◆ WORK TO DO ◆
Transcribe everything in the data word for word. Pictures are left out.

◆ Rows from a dataset ◆
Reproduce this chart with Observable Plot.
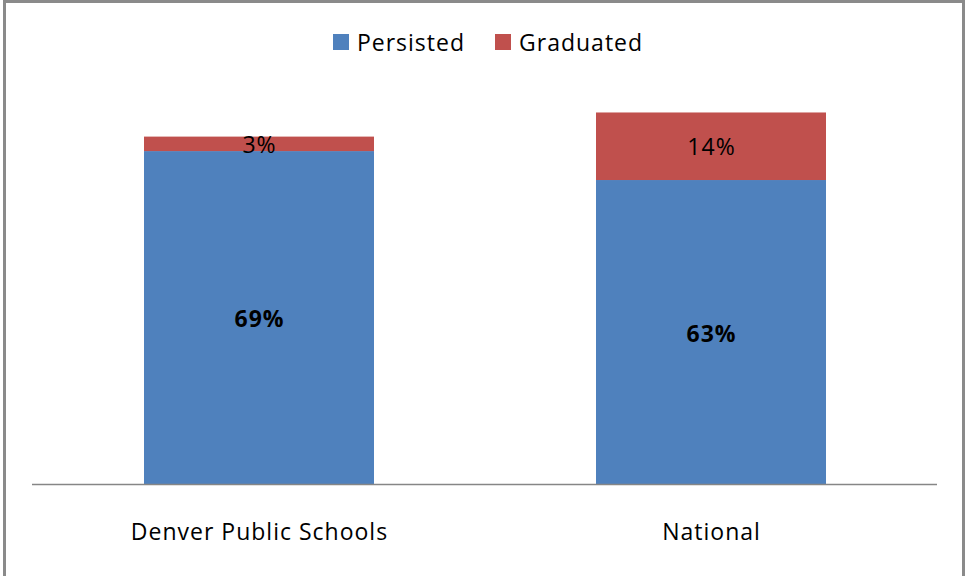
<!DOCTYPE html>
<html>
<head>
<meta charset="utf-8">
<script src="https://cdn.jsdelivr.net/npm/d3@7"></script>
<script src="https://cdn.jsdelivr.net/npm/@observablehq/plot@0.6"></script>
<style>
  html, body { margin: 0; padding: 0; background: #fff; overflow: hidden; }
  #wrap {
    position: absolute; left: 3px; top: 0px;
    width: 956px; height: 590px;
    border: 3px solid #8a8a8a; background: #fff;
    font-family: "Open Sans", "Liberation Sans", sans-serif;
  }
  #legend {
    height: 75px; display: flex; justify-content: center; align-items: flex-start;
    padding-left: 8px; box-sizing: border-box; padding-top: 23px;
    font-size: 23px; letter-spacing: 1px; color: #000;
  }
  .item { display: flex; align-items: center; margin: 0 15px; }
  .sw { width: 16px; height: 16px; margin-right: 8px; }
</style>
</head>
<body>
<div id="wrap">
  <div id="legend"></div>
  <div id="chart"></div>
</div>
<script>
const categories = ["Denver Public Schools", "National"];
const seriesNames = ["Persisted", "Graduated"];
const persisted = [69, 63];
const graduated = [3, 14];
const colors = ["#4F81BD", "#C0504D"];

const data = [];
categories.forEach((c, i) => {
  data.push({category: c, series: "Persisted", value: persisted[i]});
  data.push({category: c, series: "Graduated", value: graduated[i]});
});

const legend = document.getElementById("legend");
seriesNames.forEach((s, i) => {
  const it = document.createElement("div");
  it.className = "item";
  it.innerHTML = `<div class="sw" style="background:${colors[i]}"></div><span>${s}</span>`;
  legend.appendChild(it);
});

const chart = Plot.plot({
  width: 956,
  height: 500,
  marginLeft: 26,
  marginRight: 25,
  marginTop: 20,
  marginBottom: 94,
  style: {fontFamily: "'Open Sans', 'Liberation Sans', sans-serif", background: "transparent", letterSpacing: "1px"},
  x: {domain: categories, paddingInner: 0.492, paddingOuter: 0.246, label: null},
  y: {domain: [0, 80], axis: null},
  color: {domain: seriesNames, range: colors},
  marks: [
    Plot.barY(data, {x: "category", y: "value", fill: "series", z: "series", order: seriesNames}),
    Plot.text(data, Plot.stackY({x: "category", y: "value", z: "series", order: seriesNames,
      text: d => d.series === "Persisted" ? `${d.value}%` : "", fontSize: 23, fontWeight: "bold", fill: "#000", dy: 2})),
    Plot.text(data, Plot.stackY({x: "category", y: "value", z: "series", order: seriesNames,
      text: d => d.series === "Graduated" ? `${d.value}%` : "", fontSize: 23, fill: "#000", dy: 1})),
    Plot.ruleY([0], {stroke: "#868686", strokeWidth: 1.5}),
    Plot.axisX({tickSize: 0, tickPadding: 39, fontSize: 23, fill: "#000", label: null})
  ]
});
document.getElementById("chart").appendChild(chart);
</script>
</body>
</html>
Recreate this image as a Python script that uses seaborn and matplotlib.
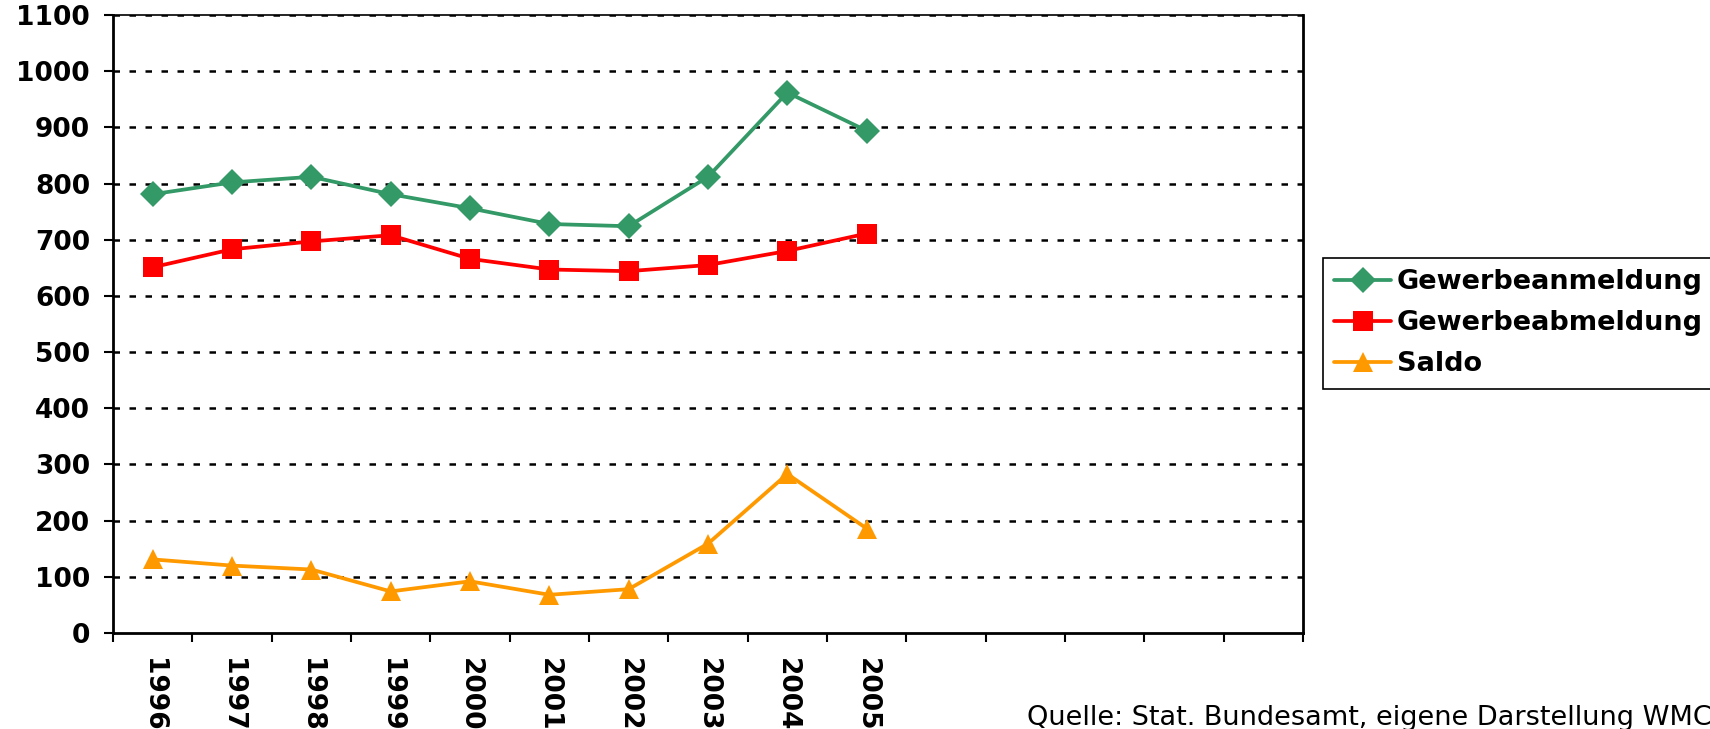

◆ ANSWER FOR THIS EXERCISE ◆
Reproduce this chart with Observable Plot.
<!DOCTYPE html>
<html>
<head>
<meta charset="utf-8">
<script src="https://cdn.jsdelivr.net/npm/d3@7"></script>
<script src="https://cdn.jsdelivr.net/npm/@observablehq/plot@0.6"></script>
<style>
  html, body { margin: 0; padding: 0; background: #fff; overflow: hidden; }
  #wrap {
    position: absolute; left: 3px; top: 0px;
    width: 956px; height: 590px;
    border: 3px solid #8a8a8a; background: #fff;
    font-family: "Open Sans", "Liberation Sans", sans-serif;
  }
  #legend {
    height: 75px; display: flex; justify-content: center; align-items: flex-start;
    padding-left: 8px; box-sizing: border-box; padding-top: 23px;
    font-size: 23px; letter-spacing: 1px; color: #000;
  }
  .item { display: flex; align-items: center; margin: 0 15px; }
  .sw { width: 16px; height: 16px; margin-right: 8px; }
</style>
</head>
<body>
<div id="wrap">
  <div id="legend"></div>
  <div id="chart"></div>
</div>
<script>
const categories = ["Denver Public Schools", "National"];
const seriesNames = ["Persisted", "Graduated"];
const persisted = [69, 63];
const graduated = [3, 14];
const colors = ["#4F81BD", "#C0504D"];

const data = [];
categories.forEach((c, i) => {
  data.push({category: c, series: "Persisted", value: persisted[i]});
  data.push({category: c, series: "Graduated", value: graduated[i]});
});

const legend = document.getElementById("legend");
seriesNames.forEach((s, i) => {
  const it = document.createElement("div");
  it.className = "item";
  it.innerHTML = `<div class="sw" style="background:${colors[i]}"></div><span>${s}</span>`;
  legend.appendChild(it);
});

const chart = Plot.plot({
  width: 956,
  height: 500,
  marginLeft: 26,
  marginRight: 25,
  marginTop: 20,
  marginBottom: 94,
  style: {fontFamily: "'Open Sans', 'Liberation Sans', sans-serif", background: "transparent", letterSpacing: "1px"},
  x: {domain: categories, paddingInner: 0.492, paddingOuter: 0.246, label: null},
  y: {domain: [0, 80], axis: null},
  color: {domain: seriesNames, range: colors},
  marks: [
    Plot.barY(data, {x: "category", y: "value", fill: "series", z: "series", order: seriesNames}),
    Plot.text(data, Plot.stackY({x: "category", y: "value", z: "series", order: seriesNames,
      text: d => d.series === "Persisted" ? `${d.value}%` : "", fontSize: 23, fontWeight: "bold", fill: "#000", dy: 2})),
    Plot.text(data, Plot.stackY({x: "category", y: "value", z: "series", order: seriesNames,
      text: d => d.series === "Graduated" ? `${d.value}%` : "", fontSize: 23, fill: "#000", dy: 1})),
    Plot.ruleY([0], {stroke: "#868686", strokeWidth: 1.5}),
    Plot.axisX({tickSize: 0, tickPadding: 39, fontSize: 23, fill: "#000", label: null})
  ]
});
document.getElementById("chart").appendChild(chart);
</script>
</body>
</html>
Recreate this image as a Python script that uses seaborn and matplotlib.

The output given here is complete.